[Stored records]
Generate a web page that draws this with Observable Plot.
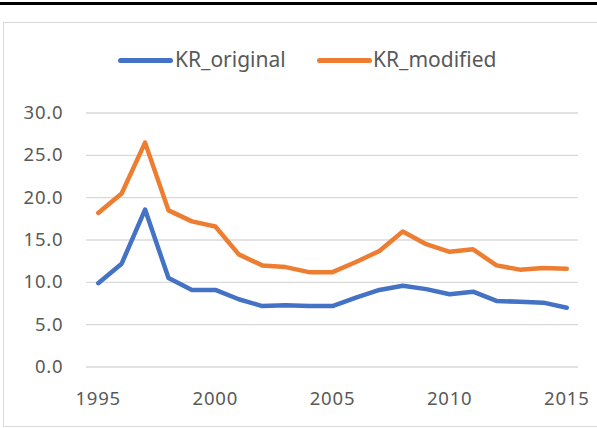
<!DOCTYPE html>
<html>
<head>
<meta charset="utf-8">
<script src="https://cdn.jsdelivr.net/npm/d3@7"></script>
<script src="https://cdn.jsdelivr.net/npm/@observablehq/plot@0.6"></script>
<style>
  html, body { margin: 0; padding: 0; background: #fff; }
  #wrap { position: relative; width: 597px; height: 428px; overflow: hidden; background: #fff; font-family: "Noto Sans", sans-serif; color: #595959; }
  .abs { position: absolute; }
  .sample { position: absolute; height: 5px; border-radius: 3px; }
  .ltext { position: absolute; font-size: 21px; line-height: 21px; white-space: nowrap; }
  #plot { position: absolute; left: 0; top: 0; }
</style>
</head>
<body>
<div id="wrap">
  <div class="abs" style="left:0;top:2px;width:597px;height:3px;background:#000"></div>
  <div class="abs" style="left:3px;top:22px;width:600px;height:403px;border:1px solid #D9D9D9"></div>
  <div id="plot"></div>
  <div id="legend"></div>
</div>
<script>
const years = [1995,1996,1997,1998,1999,2000,2001,2002,2003,2004,2005,2006,2007,2008,2009,2010,2011,2012,2013,2014,2015];
const krOriginal = [9.9,12.2,18.6,10.5,9.1,9.1,8.0,7.2,7.3,7.2,7.2,8.2,9.1,9.6,9.2,8.6,8.9,7.8,7.7,7.6,7.0];
const krModified = [18.2,20.5,26.5,18.5,17.2,16.6,13.3,12.0,11.8,11.2,11.2,12.4,13.7,16.0,14.5,13.6,13.9,12.0,11.5,11.7,11.6];
const seriesNames = ["KR_original", "KR_modified"];
const seriesColors = ["#4472C4", "#ED7D31"];
const xTicks = [1995, 2000, 2005, 2010, 2015];
const yTicks = [0, 5, 10, 15, 20, 25, 30];

const rows = [];
years.forEach((yr, i) => {
  rows.push({year: yr, value: krOriginal[i], series: seriesNames[0]});
  rows.push({year: yr, value: krModified[i], series: seriesNames[1]});
});

const chart = Plot.plot({
  width: 597,
  height: 428,
  marginLeft: 86,
  marginRight: 19,
  marginTop: 112.5,
  marginBottom: 61.5,
  style: { fontFamily: "'Noto Sans', sans-serif", fontSize: "18.5px", letterSpacing: "0.8px", color: "#595959", background: "transparent", overflow: "visible" },
  x: { domain: [1994.5, 2015.5], ticks: xTicks, tickSize: 0, tickPadding: 25, tickFormat: d => String(d), label: null },
  y: { domain: [0, 30], ticks: yTicks, tickSize: 0, tickPadding: 23, tickFormat: d => d.toFixed(1), label: null },
  color: { domain: seriesNames, range: seriesColors },
  marks: [
    Plot.ruleY(yTicks, { stroke: "#D9D9D9", strokeWidth: 1.3 }),
    Plot.line(rows, { x: "year", y: "value", z: "series", stroke: "series", strokeWidth: 4.5, strokeLinejoin: "round", strokeLinecap: "round" })
  ]
});
document.getElementById("plot").appendChild(chart);

const legend = document.getElementById("legend");
const legendPos = [{ lineLeft: 118, textLeft: 175 }, { lineLeft: 317, textLeft: 373 }];
seriesNames.forEach((name, i) => {
  const s = document.createElement("div");
  s.className = "sample";
  s.style.left = legendPos[i].lineLeft + "px";
  s.style.top = "58px";
  s.style.width = "55px";
  s.style.background = seriesColors[i];
  legend.appendChild(s);
  const t = document.createElement("div");
  t.className = "ltext";
  t.style.left = legendPos[i].textLeft + "px";
  t.style.top = "49px";
  t.textContent = name;
  legend.appendChild(t);
});
</script>
</body>
</html>
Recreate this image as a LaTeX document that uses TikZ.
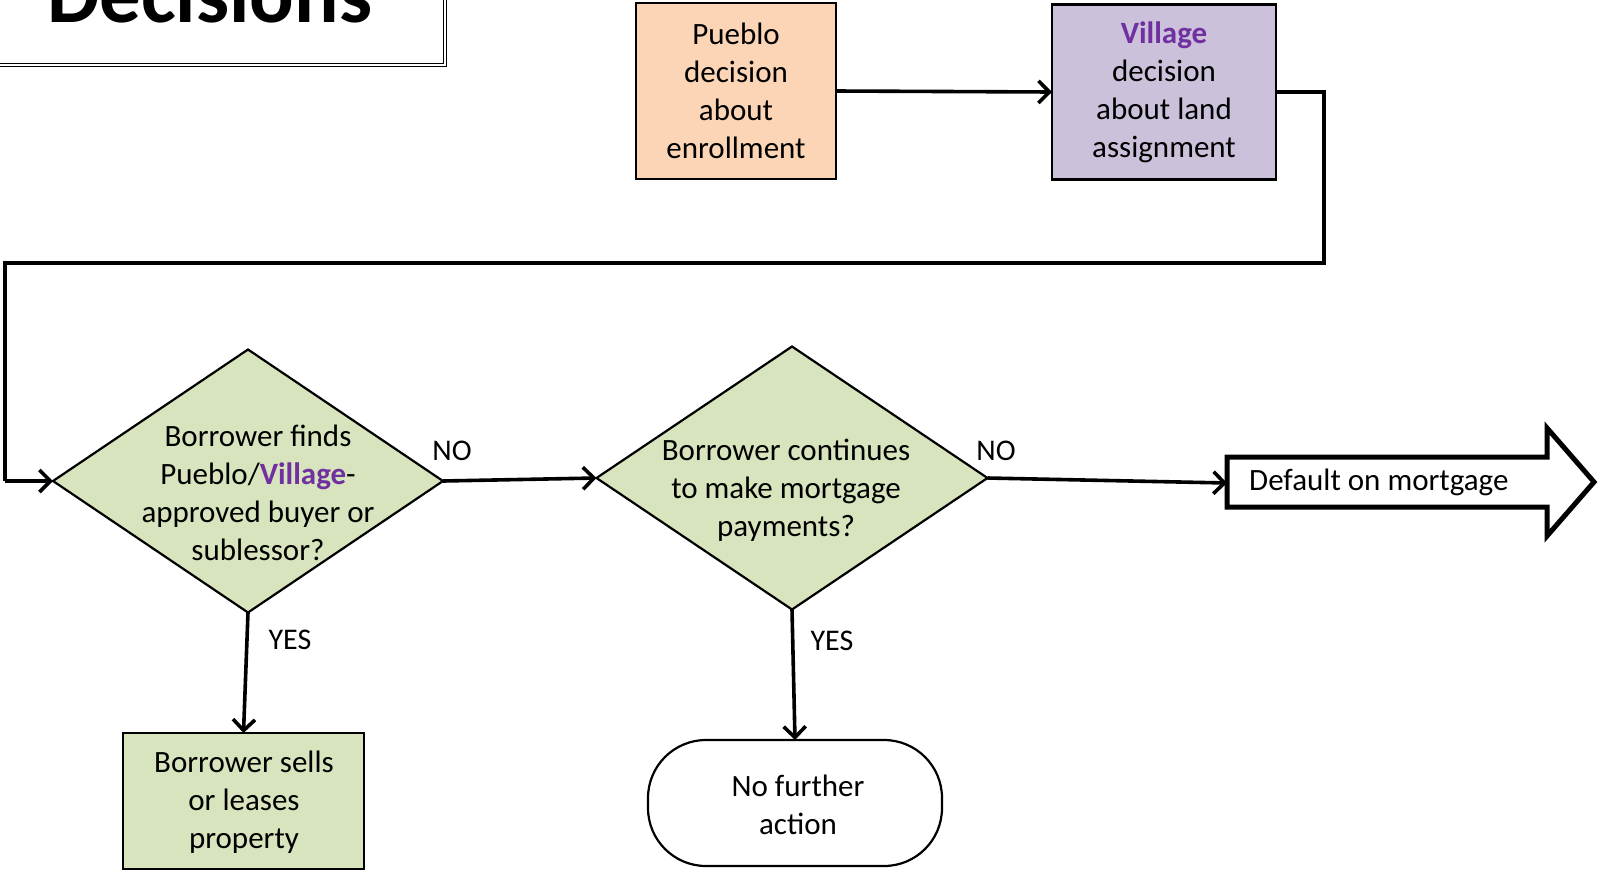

[Problem details] Leave out the pictures and transcribe the entries above exactly.

[Expected output]
Generate a web page that draws this with Observable Plot.
<!DOCTYPE html>
<html>
<head>
<meta charset="utf-8">
<script src="https://cdn.jsdelivr.net/npm/d3@7"></script>
<script src="https://cdn.jsdelivr.net/npm/@observablehq/plot@0.6"></script>
<style>
  html, body { margin: 0; padding: 0; background: #fff; }
  #wrap { position: relative; width: 597px; height: 428px; overflow: hidden; background: #fff; font-family: "Noto Sans", sans-serif; color: #595959; }
  .abs { position: absolute; }
  .sample { position: absolute; height: 5px; border-radius: 3px; }
  .ltext { position: absolute; font-size: 21px; line-height: 21px; white-space: nowrap; }
  #plot { position: absolute; left: 0; top: 0; }
</style>
</head>
<body>
<div id="wrap">
  <div class="abs" style="left:0;top:2px;width:597px;height:3px;background:#000"></div>
  <div class="abs" style="left:3px;top:22px;width:600px;height:403px;border:1px solid #D9D9D9"></div>
  <div id="plot"></div>
  <div id="legend"></div>
</div>
<script>
const years = [1995,1996,1997,1998,1999,2000,2001,2002,2003,2004,2005,2006,2007,2008,2009,2010,2011,2012,2013,2014,2015];
const krOriginal = [9.9,12.2,18.6,10.5,9.1,9.1,8.0,7.2,7.3,7.2,7.2,8.2,9.1,9.6,9.2,8.6,8.9,7.8,7.7,7.6,7.0];
const krModified = [18.2,20.5,26.5,18.5,17.2,16.6,13.3,12.0,11.8,11.2,11.2,12.4,13.7,16.0,14.5,13.6,13.9,12.0,11.5,11.7,11.6];
const seriesNames = ["KR_original", "KR_modified"];
const seriesColors = ["#4472C4", "#ED7D31"];
const xTicks = [1995, 2000, 2005, 2010, 2015];
const yTicks = [0, 5, 10, 15, 20, 25, 30];

const rows = [];
years.forEach((yr, i) => {
  rows.push({year: yr, value: krOriginal[i], series: seriesNames[0]});
  rows.push({year: yr, value: krModified[i], series: seriesNames[1]});
});

const chart = Plot.plot({
  width: 597,
  height: 428,
  marginLeft: 86,
  marginRight: 19,
  marginTop: 112.5,
  marginBottom: 61.5,
  style: { fontFamily: "'Noto Sans', sans-serif", fontSize: "18.5px", letterSpacing: "0.8px", color: "#595959", background: "transparent", overflow: "visible" },
  x: { domain: [1994.5, 2015.5], ticks: xTicks, tickSize: 0, tickPadding: 25, tickFormat: d => String(d), label: null },
  y: { domain: [0, 30], ticks: yTicks, tickSize: 0, tickPadding: 23, tickFormat: d => d.toFixed(1), label: null },
  color: { domain: seriesNames, range: seriesColors },
  marks: [
    Plot.ruleY(yTicks, { stroke: "#D9D9D9", strokeWidth: 1.3 }),
    Plot.line(rows, { x: "year", y: "value", z: "series", stroke: "series", strokeWidth: 4.5, strokeLinejoin: "round", strokeLinecap: "round" })
  ]
});
document.getElementById("plot").appendChild(chart);

const legend = document.getElementById("legend");
const legendPos = [{ lineLeft: 118, textLeft: 175 }, { lineLeft: 317, textLeft: 373 }];
seriesNames.forEach((name, i) => {
  const s = document.createElement("div");
  s.className = "sample";
  s.style.left = legendPos[i].lineLeft + "px";
  s.style.top = "58px";
  s.style.width = "55px";
  s.style.background = seriesColors[i];
  legend.appendChild(s);
  const t = document.createElement("div");
  t.className = "ltext";
  t.style.left = legendPos[i].textLeft + "px";
  t.style.top = "49px";
  t.textContent = name;
  legend.appendChild(t);
});
</script>
</body>
</html>
Recreate this image as a LaTeX document that uses TikZ.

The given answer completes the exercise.